Passage:
In March 2025, the implementation of the Automated Permanent Academic Account Registry (APAAR) ID under India's National Education Policy (NEP) 2020 sparked widespread debate, particularly around issues of data privacy and surveillance. The APAAR ID, also called the 'One Nation, One Student ID,' aims to create a lifelong, portable academic record for students from pre-primary to higher education.
The Ministry of Education has promoted APAAR ID as a revolutionary step toward easing student mobility, academic credit transfers, scholarship disbursement, and employment verification. Each student's academic achievements, extracurricular records, scholarships, and skill certifications will be digitally stored and accessible via a single unique identifier.
However, privacy experts and civil rights activists have raised alarms about the extent of data collection and the potential misuse of students’ personal information.

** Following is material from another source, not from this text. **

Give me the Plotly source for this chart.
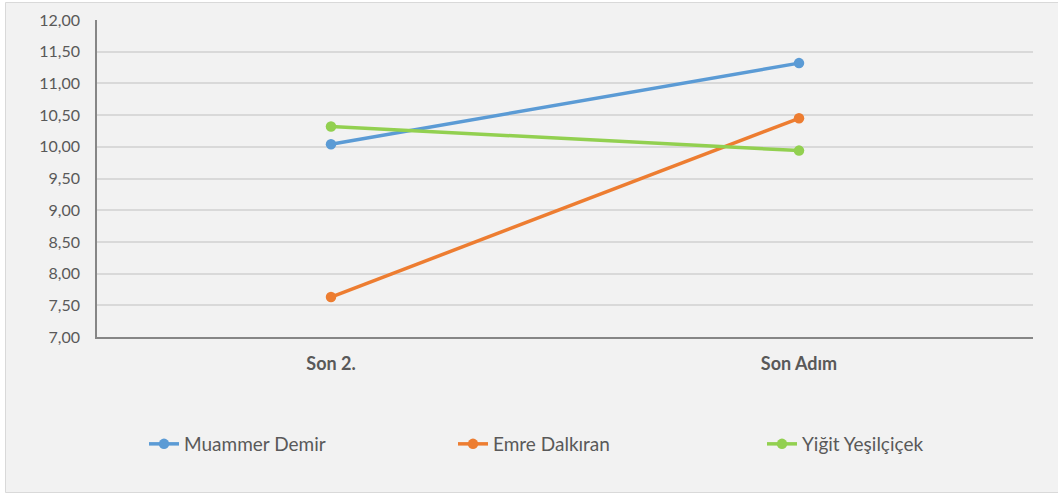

They argue that in the absence of a robust data protection law, there are no sufficient safeguards to prevent profiling, tracking, or unauthorized data sharing. Concerns have also been expressed regarding the lack of clarity on consent, data ownership, and grievance redressal mechanisms.
In response, the Ministry has assured that the data will be stored securely, used only with student consent, and accessed by authorized institutions for academic purposes only. Officials claim that APAAR will empower students and enhance transparency in the education sector. Nonetheless, calls for a comprehensive legal framework and independent oversight to safeguard data rights have intensified.
This debate highlights the broader tension between technological innovation for governance and the fundamental right to privacy in the digital age.